Browsewrap: "What Agreement?"

Whereas courts have been willing to give clickwraps their blessing, attempts to legally bind users with browsewrap agreements have been more controversial. Unlike clickwrap agreements, browsewraps do not require a user to engage in any affirmative conduct, like clicking on a box, in order to show that they agree to a set of terms. Instead, websites with browsewrap agreements often purport to bind their users by passive conduct, unrelated to the TOS itself, like continuing to use the website or proceeding past its homepage.

The use of browsewraps agreements is unfair to users, who generally are surprised by these “contracts” that were never brought to their attention. Accordingly, courts increasingly judge it to be unfair to hold website users accountable for terms and conditions of which a reasonable Internet user would not be aware just by using the site.

As with clickwraps, the key issues are often notice and opportunity to review the terms. Courts are especially skeptical where service providers do not place links to terms, or references to them, in conspicuous locations so as to notify the user that they even exist. Unlike other media, the draw of the Internet rests heavily on providing users instant access to incredible amounts of information. As a result, it is not surprising courts may find it unreasonable to expect users in this environment to scroll and scour every inch of a webpage, searching for links labeled “Terms and Conditions” or “Privacy Policy.” Such behavior runs opposite to our instincts on the Web.

Nevertheless, some courts have been willing to make browsewraps enforceable under certain circumstances. The more a site calls the user’s attention to the terms while browsing, the more likely a court will be to find it enforceable. On the other hand, if a service provider places the notice out of sight, such that a user must scroll down in order to see but not in order to use the service, courts will likely find such an arrangement does not show meaningful assent on the part of the user.

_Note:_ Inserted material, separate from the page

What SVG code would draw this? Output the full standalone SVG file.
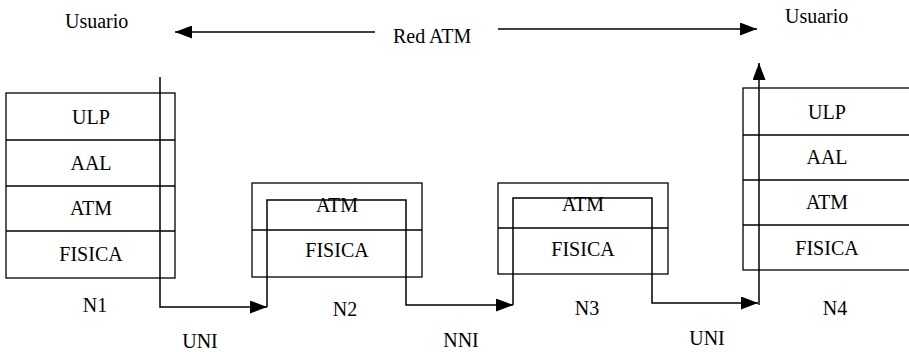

It is EFF’s view that browsewraps are unfair to users, particularly since clickwraps are easily implemented and so widely used by leading online services and e-commerce sites. Because the law regarding browsewraps is still developing, it is difficult to predict how courts will respond to these kinds of tactics in the future. The key, as with clickwrap agreements, is whether the service provider constructed the website in such a way as to expect the average Internet user to have been aware of the terms.

Of course, even if a particular TOS if held to constitute a valid contract, this does not mean every individual term within it will be found legally enforceable. Even when validly agree upon, courts occasionally hold some contract language unenforceable by itself for a variety of reasons—whether because is unjustifiably one-sided or because enforcing it would violate the law or public policy. In such cases, the court may either strike the offensive term or void the agreement all together.

Beyond the Clickwrap: Public Notice of Terms

Given the range of options in online services available today, it is now more important than ever that users are actually aware of the strings that come attached to each. At the same time, everyone knows that the majority of users do not and never will read the legalese that pops up on websites. So forthright presentation of terms to the user at sign-up is not enough.

Rather, a TOS should also be publicly available online, so that the press, user groups, and consumer watchdogs can examine the agreements and warn, and be warned, of terms that stray beyond the reasonable or industry norm. While most online service providers already post their TOS online, such public notice of should be part of the standard for creating enforceable user agreements online. In its 2009 Principles of the Law of Software Contracts, the American Law Institute recognized this rule for software licenses; a similar principle should apply to terms of service online, as well.

Legal Disclaimer

This report is for informational purposes only and does not constitute legal advice. If you have any specific legal problems, issues, or questions, please do not act on this legal information alone. Seek a complete review of your situation with a lawyer licensed to practice in your jurisdiction, as different factual situations and different legal jurisdictions may lead to different results.